Source excerpt.

───

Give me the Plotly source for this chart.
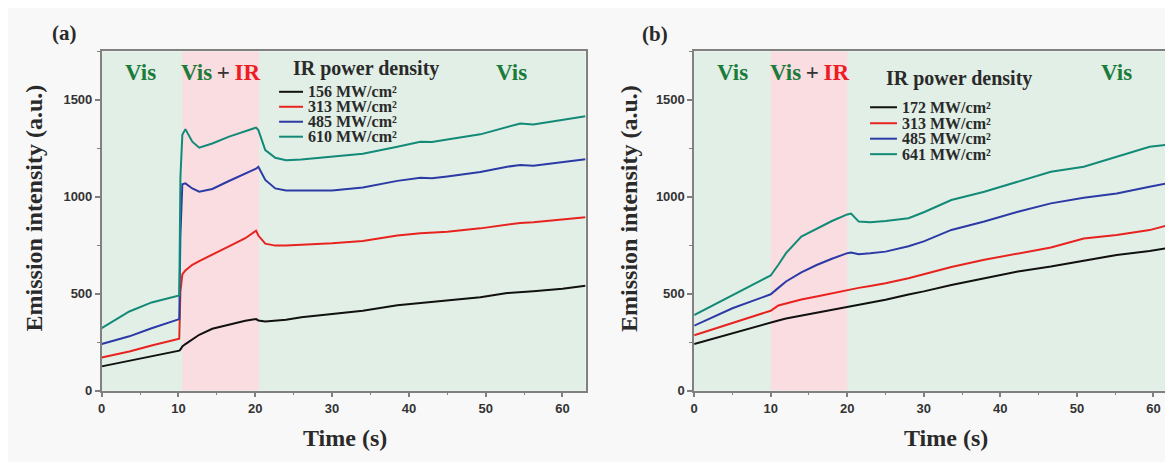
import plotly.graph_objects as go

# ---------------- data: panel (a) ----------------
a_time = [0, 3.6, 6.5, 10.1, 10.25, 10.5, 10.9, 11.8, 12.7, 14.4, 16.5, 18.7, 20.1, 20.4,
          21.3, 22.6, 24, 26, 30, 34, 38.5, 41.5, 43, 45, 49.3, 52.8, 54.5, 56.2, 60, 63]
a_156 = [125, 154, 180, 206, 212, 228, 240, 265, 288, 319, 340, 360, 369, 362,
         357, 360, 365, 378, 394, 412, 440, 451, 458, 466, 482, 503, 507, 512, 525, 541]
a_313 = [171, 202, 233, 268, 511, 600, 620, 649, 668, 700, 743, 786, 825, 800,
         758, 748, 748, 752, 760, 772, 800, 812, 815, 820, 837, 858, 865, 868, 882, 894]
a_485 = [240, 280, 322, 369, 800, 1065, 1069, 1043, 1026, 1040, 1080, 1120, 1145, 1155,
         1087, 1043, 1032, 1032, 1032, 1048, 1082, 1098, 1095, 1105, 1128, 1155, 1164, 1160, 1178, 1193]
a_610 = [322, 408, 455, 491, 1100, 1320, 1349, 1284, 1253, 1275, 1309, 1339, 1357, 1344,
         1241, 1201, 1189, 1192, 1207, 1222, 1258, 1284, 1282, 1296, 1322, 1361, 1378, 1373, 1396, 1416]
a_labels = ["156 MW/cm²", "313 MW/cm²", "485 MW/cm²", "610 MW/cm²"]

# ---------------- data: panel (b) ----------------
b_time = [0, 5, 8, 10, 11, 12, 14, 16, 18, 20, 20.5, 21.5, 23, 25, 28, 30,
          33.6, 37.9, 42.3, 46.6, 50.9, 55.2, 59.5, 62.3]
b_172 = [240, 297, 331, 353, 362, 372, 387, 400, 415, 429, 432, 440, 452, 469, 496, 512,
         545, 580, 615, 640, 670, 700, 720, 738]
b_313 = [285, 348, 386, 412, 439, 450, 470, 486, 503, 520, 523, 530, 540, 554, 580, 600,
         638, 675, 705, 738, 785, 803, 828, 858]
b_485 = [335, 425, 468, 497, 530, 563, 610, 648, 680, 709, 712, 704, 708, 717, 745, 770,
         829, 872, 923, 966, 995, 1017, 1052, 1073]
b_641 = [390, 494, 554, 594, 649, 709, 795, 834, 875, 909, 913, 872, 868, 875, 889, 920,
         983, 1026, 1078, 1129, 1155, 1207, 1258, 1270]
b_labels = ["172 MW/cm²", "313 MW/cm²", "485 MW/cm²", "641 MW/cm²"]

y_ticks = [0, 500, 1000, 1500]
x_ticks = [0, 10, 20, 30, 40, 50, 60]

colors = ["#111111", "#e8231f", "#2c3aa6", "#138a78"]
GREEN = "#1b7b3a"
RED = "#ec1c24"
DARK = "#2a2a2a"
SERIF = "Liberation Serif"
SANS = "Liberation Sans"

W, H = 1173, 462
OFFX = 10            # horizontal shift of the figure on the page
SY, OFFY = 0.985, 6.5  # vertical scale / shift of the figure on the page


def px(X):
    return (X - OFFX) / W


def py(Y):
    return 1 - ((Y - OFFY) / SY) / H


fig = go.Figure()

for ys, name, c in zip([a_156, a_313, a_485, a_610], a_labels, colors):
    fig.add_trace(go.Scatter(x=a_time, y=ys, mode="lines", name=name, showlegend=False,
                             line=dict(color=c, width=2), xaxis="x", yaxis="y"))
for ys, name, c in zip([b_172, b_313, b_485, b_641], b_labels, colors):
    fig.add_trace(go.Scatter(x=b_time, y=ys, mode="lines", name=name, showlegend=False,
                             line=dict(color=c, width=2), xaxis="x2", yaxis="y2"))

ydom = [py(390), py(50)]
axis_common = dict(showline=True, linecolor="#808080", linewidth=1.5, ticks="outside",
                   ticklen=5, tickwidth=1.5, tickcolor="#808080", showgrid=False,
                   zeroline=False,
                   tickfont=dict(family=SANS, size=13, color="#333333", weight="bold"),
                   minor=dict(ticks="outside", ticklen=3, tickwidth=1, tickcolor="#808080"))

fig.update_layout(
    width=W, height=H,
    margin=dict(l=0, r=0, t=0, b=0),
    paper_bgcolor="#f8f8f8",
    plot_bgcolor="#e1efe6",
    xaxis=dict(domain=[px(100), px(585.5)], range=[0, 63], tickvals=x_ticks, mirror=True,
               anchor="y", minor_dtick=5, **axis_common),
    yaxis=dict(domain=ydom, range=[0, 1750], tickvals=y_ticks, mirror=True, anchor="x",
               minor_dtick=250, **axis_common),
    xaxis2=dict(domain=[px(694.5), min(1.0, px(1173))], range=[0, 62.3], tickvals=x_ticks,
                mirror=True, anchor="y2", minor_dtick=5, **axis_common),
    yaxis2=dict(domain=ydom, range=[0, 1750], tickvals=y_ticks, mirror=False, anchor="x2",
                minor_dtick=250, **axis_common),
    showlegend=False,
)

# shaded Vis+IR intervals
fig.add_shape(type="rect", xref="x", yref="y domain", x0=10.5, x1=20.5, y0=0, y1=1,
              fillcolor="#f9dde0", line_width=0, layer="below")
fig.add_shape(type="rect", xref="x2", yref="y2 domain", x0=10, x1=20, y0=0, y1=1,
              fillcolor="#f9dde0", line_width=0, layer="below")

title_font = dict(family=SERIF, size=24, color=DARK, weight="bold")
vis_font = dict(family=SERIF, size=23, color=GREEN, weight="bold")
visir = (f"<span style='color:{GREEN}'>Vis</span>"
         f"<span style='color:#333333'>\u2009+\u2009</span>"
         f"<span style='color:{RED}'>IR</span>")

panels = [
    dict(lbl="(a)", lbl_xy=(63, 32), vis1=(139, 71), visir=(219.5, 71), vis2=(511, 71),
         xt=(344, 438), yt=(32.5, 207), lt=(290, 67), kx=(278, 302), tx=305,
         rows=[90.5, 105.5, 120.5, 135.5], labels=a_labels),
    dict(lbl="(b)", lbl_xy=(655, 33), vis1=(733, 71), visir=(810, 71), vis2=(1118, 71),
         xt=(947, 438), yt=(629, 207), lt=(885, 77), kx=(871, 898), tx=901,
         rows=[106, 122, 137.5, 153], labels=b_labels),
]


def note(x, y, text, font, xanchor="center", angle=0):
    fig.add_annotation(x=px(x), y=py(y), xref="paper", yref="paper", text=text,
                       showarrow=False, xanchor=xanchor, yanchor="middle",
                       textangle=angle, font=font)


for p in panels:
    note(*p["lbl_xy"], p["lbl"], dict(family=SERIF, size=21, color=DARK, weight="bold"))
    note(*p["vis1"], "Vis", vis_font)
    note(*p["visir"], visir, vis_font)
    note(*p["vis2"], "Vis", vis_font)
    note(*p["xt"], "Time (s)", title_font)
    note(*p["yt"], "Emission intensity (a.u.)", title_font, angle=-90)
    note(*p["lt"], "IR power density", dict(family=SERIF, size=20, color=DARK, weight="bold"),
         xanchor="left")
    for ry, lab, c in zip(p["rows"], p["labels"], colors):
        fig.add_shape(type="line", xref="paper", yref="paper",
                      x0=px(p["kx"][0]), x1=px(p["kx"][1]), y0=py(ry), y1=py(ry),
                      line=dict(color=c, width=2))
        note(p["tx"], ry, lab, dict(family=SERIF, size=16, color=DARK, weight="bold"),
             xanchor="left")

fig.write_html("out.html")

───

Requirements. Copy every line above word for word and exclude the pictures.

Answer to this problem.
Give me the Plotly source for this chart.
import plotly.graph_objects as go

# ---------------- data: panel (a) ----------------
a_time = [0, 3.6, 6.5, 10.1, 10.25, 10.5, 10.9, 11.8, 12.7, 14.4, 16.5, 18.7, 20.1, 20.4,
          21.3, 22.6, 24, 26, 30, 34, 38.5, 41.5, 43, 45, 49.3, 52.8, 54.5, 56.2, 60, 63]
a_156 = [125, 154, 180, 206, 212, 228, 240, 265, 288, 319, 340, 360, 369, 362,
         357, 360, 365, 378, 394, 412, 440, 451, 458, 466, 482, 503, 507, 512, 525, 541]
a_313 = [171, 202, 233, 268, 511, 600, 620, 649, 668, 700, 743, 786, 825, 800,
         758, 748, 748, 752, 760, 772, 800, 812, 815, 820, 837, 858, 865, 868, 882, 894]
a_485 = [240, 280, 322, 369, 800, 1065, 1069, 1043, 1026, 1040, 1080, 1120, 1145, 1155,
         1087, 1043, 1032, 1032, 1032, 1048, 1082, 1098, 1095, 1105, 1128, 1155, 1164, 1160, 1178, 1193]
a_610 = [322, 408, 455, 491, 1100, 1320, 1349, 1284, 1253, 1275, 1309, 1339, 1357, 1344,
         1241, 1201, 1189, 1192, 1207, 1222, 1258, 1284, 1282, 1296, 1322, 1361, 1378, 1373, 1396, 1416]
a_labels = ["156 MW/cm²", "313 MW/cm²", "485 MW/cm²", "610 MW/cm²"]

# ---------------- data: panel (b) ----------------
b_time = [0, 5, 8, 10, 11, 12, 14, 16, 18, 20, 20.5, 21.5, 23, 25, 28, 30,
          33.6, 37.9, 42.3, 46.6, 50.9, 55.2, 59.5, 62.3]
b_172 = [240, 297, 331, 353, 362, 372, 387, 400, 415, 429, 432, 440, 452, 469, 496, 512,
         545, 580, 615, 640, 670, 700, 720, 738]
b_313 = [285, 348, 386, 412, 439, 450, 470, 486, 503, 520, 523, 530, 540, 554, 580, 600,
         638, 675, 705, 738, 785, 803, 828, 858]
b_485 = [335, 425, 468, 497, 530, 563, 610, 648, 680, 709, 712, 704, 708, 717, 745, 770,
         829, 872, 923, 966, 995, 1017, 1052, 1073]
b_641 = [390, 494, 554, 594, 649, 709, 795, 834, 875, 909, 913, 872, 868, 875, 889, 920,
         983, 1026, 1078, 1129, 1155, 1207, 1258, 1270]
b_labels = ["172 MW/cm²", "313 MW/cm²", "485 MW/cm²", "641 MW/cm²"]

y_ticks = [0, 500, 1000, 1500]
x_ticks = [0, 10, 20, 30, 40, 50, 60]

colors = ["#111111", "#e8231f", "#2c3aa6", "#138a78"]
GREEN = "#1b7b3a"
RED = "#ec1c24"
DARK = "#2a2a2a"
SERIF = "Liberation Serif"
SANS = "Liberation Sans"

W, H = 1173, 462
OFFX = 10            # horizontal shift of the figure on the page
SY, OFFY = 0.985, 6.5  # vertical scale / shift of the figure on the page


def px(X):
    return (X - OFFX) / W


def py(Y):
    return 1 - ((Y - OFFY) / SY) / H


fig = go.Figure()

for ys, name, c in zip([a_156, a_313, a_485, a_610], a_labels, colors):
    fig.add_trace(go.Scatter(x=a_time, y=ys, mode="lines", name=name, showlegend=False,
                             line=dict(color=c, width=2), xaxis="x", yaxis="y"))
for ys, name, c in zip([b_172, b_313, b_485, b_641], b_labels, colors):
    fig.add_trace(go.Scatter(x=b_time, y=ys, mode="lines", name=name, showlegend=False,
                             line=dict(color=c, width=2), xaxis="x2", yaxis="y2"))

ydom = [py(390), py(50)]
axis_common = dict(showline=True, linecolor="#808080", linewidth=1.5, ticks="outside",
                   ticklen=5, tickwidth=1.5, tickcolor="#808080", showgrid=False,
                   zeroline=False,
                   tickfont=dict(family=SANS, size=13, color="#333333", weight="bold"),
                   minor=dict(ticks="outside", ticklen=3, tickwidth=1, tickcolor="#808080"))

fig.update_layout(
    width=W, height=H,
    margin=dict(l=0, r=0, t=0, b=0),
    paper_bgcolor="#f8f8f8",
    plot_bgcolor="#e1efe6",
    xaxis=dict(domain=[px(100), px(585.5)], range=[0, 63], tickvals=x_ticks, mirror=True,
               anchor="y", minor_dtick=5, **axis_common),
    yaxis=dict(domain=ydom, range=[0, 1750], tickvals=y_ticks, mirror=True, anchor="x",
               minor_dtick=250, **axis_common),
    xaxis2=dict(domain=[px(694.5), min(1.0, px(1173))], range=[0, 62.3], tickvals=x_ticks,
                mirror=True, anchor="y2", minor_dtick=5, **axis_common),
    yaxis2=dict(domain=ydom, range=[0, 1750], tickvals=y_ticks, mirror=False, anchor="x2",
                minor_dtick=250, **axis_common),
    showlegend=False,
)

# shaded Vis+IR intervals
fig.add_shape(type="rect", xref="x", yref="y domain", x0=10.5, x1=20.5, y0=0, y1=1,
              fillcolor="#f9dde0", line_width=0, layer="below")
fig.add_shape(type="rect", xref="x2", yref="y2 domain", x0=10, x1=20, y0=0, y1=1,
              fillcolor="#f9dde0", line_width=0, layer="below")

title_font = dict(family=SERIF, size=24, color=DARK, weight="bold")
vis_font = dict(family=SERIF, size=23, color=GREEN, weight="bold")
visir = (f"<span style='color:{GREEN}'>Vis</span>"
         f"<span style='color:#333333'>\u2009+\u2009</span>"
         f"<span style='color:{RED}'>IR</span>")

panels = [
    dict(lbl="(a)", lbl_xy=(63, 32), vis1=(139, 71), visir=(219.5, 71), vis2=(511, 71),
         xt=(344, 438), yt=(32.5, 207), lt=(290, 67), kx=(278, 302), tx=305,
         rows=[90.5, 105.5, 120.5, 135.5], labels=a_labels),
    dict(lbl="(b)", lbl_xy=(655, 33), vis1=(733, 71), visir=(810, 71), vis2=(1118, 71),
         xt=(947, 438), yt=(629, 207), lt=(885, 77), kx=(871, 898), tx=901,
         rows=[106, 122, 137.5, 153], labels=b_labels),
]


def note(x, y, text, font, xanchor="center", angle=0):
    fig.add_annotation(x=px(x), y=py(y), xref="paper", yref="paper", text=text,
                       showarrow=False, xanchor=xanchor, yanchor="middle",
                       textangle=angle, font=font)


for p in panels:
    note(*p["lbl_xy"], p["lbl"], dict(family=SERIF, size=21, color=DARK, weight="bold"))
    note(*p["vis1"], "Vis", vis_font)
    note(*p["visir"], visir, vis_font)
    note(*p["vis2"], "Vis", vis_font)
    note(*p["xt"], "Time (s)", title_font)
    note(*p["yt"], "Emission intensity (a.u.)", title_font, angle=-90)
    note(*p["lt"], "IR power density", dict(family=SERIF, size=20, color=DARK, weight="bold"),
         xanchor="left")
    for ry, lab, c in zip(p["rows"], p["labels"], colors):
        fig.add_shape(type="line", xref="paper", yref="paper",
                      x0=px(p["kx"][0]), x1=px(p["kx"][1]), y0=py(ry), y1=py(ry),
                      line=dict(color=c, width=2))
        note(p["tx"], ry, lab, dict(family=SERIF, size=16, color=DARK, weight="bold"),
             xanchor="left")

fig.write_html("out.html")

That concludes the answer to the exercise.